You can't stop the devil in The Little Drummer Girl finale

“I hope it was worth it.”
That last line spoken by Khalil reverberates throughout a frequently messy, occasionally powerful finale. After all of Kurtz’s work—welcoming Charlie into the fold, convincing Becker to return to the field, the deep infiltration of a terrorist cell, all the surveillance and time and effort and danger—what was it for exactly? In the end, all Kurtz has are a bunch of dead bodies and destroyed camps that will be quickly replaced by new, angrier ideologues. Revenge begets revenge. The violent cycle will continue unabated. What did we learn, Palmer? To do it again and again and again.
“Episode 6” has an odd structure insofar as the middle section largely depends on a character who’s been previously defined by his mystery and absence. To compensate for this, writer Michael Lesslie devotes much of the episode’s first section to Khalil and Charlie. Luckily, Charif Ghattas does a good job of bringing a quiet, devoted energy to his character, forgoing labored theatrics for determination. Charlie plays coy and continues to either parrot Becker-as-Michel’s words directly or take his advice, but Pugh also adds a buried sense of attraction for the man. Being a rookie double agent, Charlie understandably has trouble keeping her affinities in check. Up until the moment she delivers the bomb briefcase back to Becker, it’s not 100% clear that she won’t just go through with the attack anyway, especially after seeing Khalil’s family ravaged by Israeli fighter jets.
The scene at the Polytechnic is brief by necessity—after all, there’s not much to convey after it’s clear that Kurtz and Picton will collaborate on the fiction that the bomb killed the professor—but it leads to the second phase of the plan: Capture Khalil and turn him. Naturally, that means that Charlie will be sexual bait, which pleases neither her nor Becker, who’s forced to convey Kurtz’s maniacal demands yet again. Charlie returns to Khalil’s stronghold with specific instructions: Whenever he’s vulnerable, she’s to remove the batteries from her radio, and then Kurtz’s team will take him.

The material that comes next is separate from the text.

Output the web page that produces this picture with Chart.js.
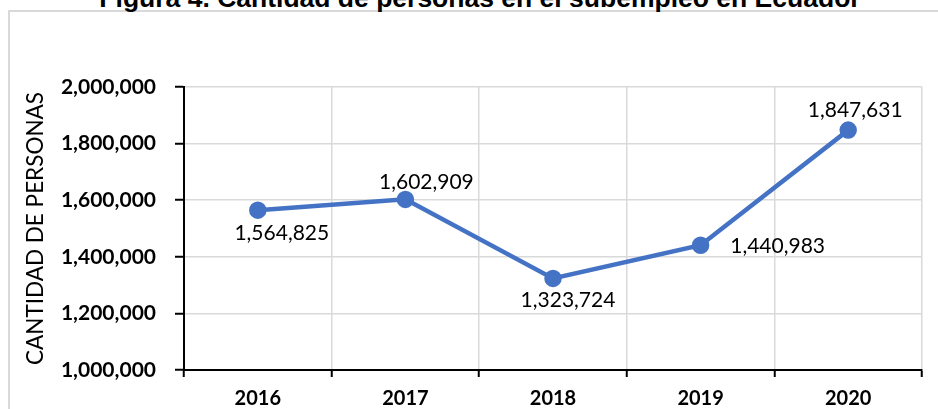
<!DOCTYPE html>
<html>
<head>
<meta charset="utf-8">
<script src="https://cdn.jsdelivr.net/npm/chart.js@4"></script>
<style>
  html, body { margin: 0; padding: 0; background: #fff; }
  #wrap { position: relative; width: 938px; height: 409px; overflow: hidden; }
  #frame {
    position: absolute; left: 8px; top: 10px; width: 960px; height: 440px;
    border: 2px solid #d9d9d9; box-sizing: border-box;
  }
  #title {
    position: absolute; left: 0; width: 960px; top: -15px; text-align: center;
    font: bold 26.5px "Liberation Sans", Arial, sans-serif; line-height: 26.5px; color: #000;
  }
  canvas { position: absolute; left: 0; top: 0; }
</style>
</head>
<body>
<div id="wrap">
  <div id="frame"></div>
  <div id="title">Figura 4. Cantidad de personas en el subempleo en Ecuador</div>
  <canvas id="chart" width="938" height="409"></canvas>
</div>
<script>
// Chart data
const years = ["2016", "2017", "2018", "2019", "2020"];
const personas = [1564825, 1602909, 1323724, 1440983, 1847631];
const yMin = 1000000;
const yMax = 2000000;
const yStep = 200000;

// Label offsets from each point (px), as placed in the original
const labelOffsets = [[24, 23], [21, -17], [15, 22], [77, 1], [7, -20]];

const fmt = (v) => v.toLocaleString("en-US");

const pointLabels = {
  id: "pointLabels",
  afterDatasetsDraw(chart) {
    const { ctx } = chart;
    const meta = chart.getDatasetMeta(0);
    ctx.save();
    ctx.font = "21px Lato, sans-serif";
    ctx.fillStyle = "#000";
    ctx.textAlign = "center";
    ctx.textBaseline = "middle";
    meta.data.forEach((pt, i) => {
      const [dx, dy] = labelOffsets[i];
      ctx.fillText(fmt(personas[i]), pt.x + dx, pt.y + dy);
    });
    ctx.restore();
  },
};

new Chart(document.getElementById("chart"), {
  type: "line",
  data: {
    labels: years,
    datasets: [
      {
        data: personas,
        borderColor: "#4472C4",
        backgroundColor: "#4472C4",
        borderWidth: 4.5,
        pointRadius: 6.5,
        pointHoverRadius: 6.5,
        tension: 0,
      },
    ],
  },
  options: {
    responsive: false,
    animation: false,
    events: [],
    layout: { padding: { left: 22, right: 16, top: 87, bottom: 0 } },
    plugins: { legend: { display: false }, tooltip: { enabled: false } },
    scales: {
      x: {
        offset: true,
        grid: {
          offset: true,
          color: "#d9d9d9",
          lineWidth: 1.5,
          tickColor: "#000",
          tickLength: 7,
          tickWidth: 2,
        },
        border: { color: "#000", width: 2 },
        ticks: {
          color: "#000",
          padding: 10,
          font: { family: "Lato", size: 20, weight: "bold" },
        },
        afterFit: (scale) => { scale.height = 39; },
      },
      y: {
        min: yMin,
        max: yMax,
        grid: {
          color: "#d9d9d9",
          lineWidth: 1.5,
          tickColor: "#000",
          tickLength: 9,
          tickWidth: 2,
        },
        border: { color: "#000", width: 2 },
        ticks: {
          stepSize: yStep,
          color: "#000",
          padding: 19,
          font: { family: "Lato", size: 21, weight: "bold" },
          callback: (v) => fmt(v),
        },
        title: {
          display: true,
          text: "CANTIDAD DE PERSONAS",
          color: "#000",
          padding: 0,
          font: { family: "Lato", size: 22.5 },
        },
        afterFit: (scale) => { scale.width = 162; },
      },
    },
  },
  plugins: [pointLabels],
});
</script>
</body>
</html>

Lesslie’s script demands Pugh convey a variety of conflicted emotions in Charlie’s tryst with Khalil. On one hand, she’s nervous to place her body in such an exposed context for Kurtz’s operation yet again, but she’s also channeling her feelings for Becker/Michel through Khalil’s body. On top of that, she’s also getting back at Becker for putting her in this compromised position in the first place. All of that fraught energy results in a tensely erotic scene that’s all but designed to be contrasted with Becker and Charlie’s sexual encounter. In that scene, Park privileges romance over lust, conveying the heat between them through suggestive imagery that implies a deep emotional connection. Here, it’s more about the body than the heart. Charlie and Khalil fuck, only for emotion to get in the way much later.
The key moment comes when Charlie initially decides not to remove the batteries from her radio. She has the opportunity but declines, instead postponing the moment in order to remain with Khalil a little bit longer, bonding over his scars just like she did with Becker. It might not be love between them, but it’s something more than just pure espionage. One thing’s for sure: Charlie has lost the thread regarding who she is and what she’s doing.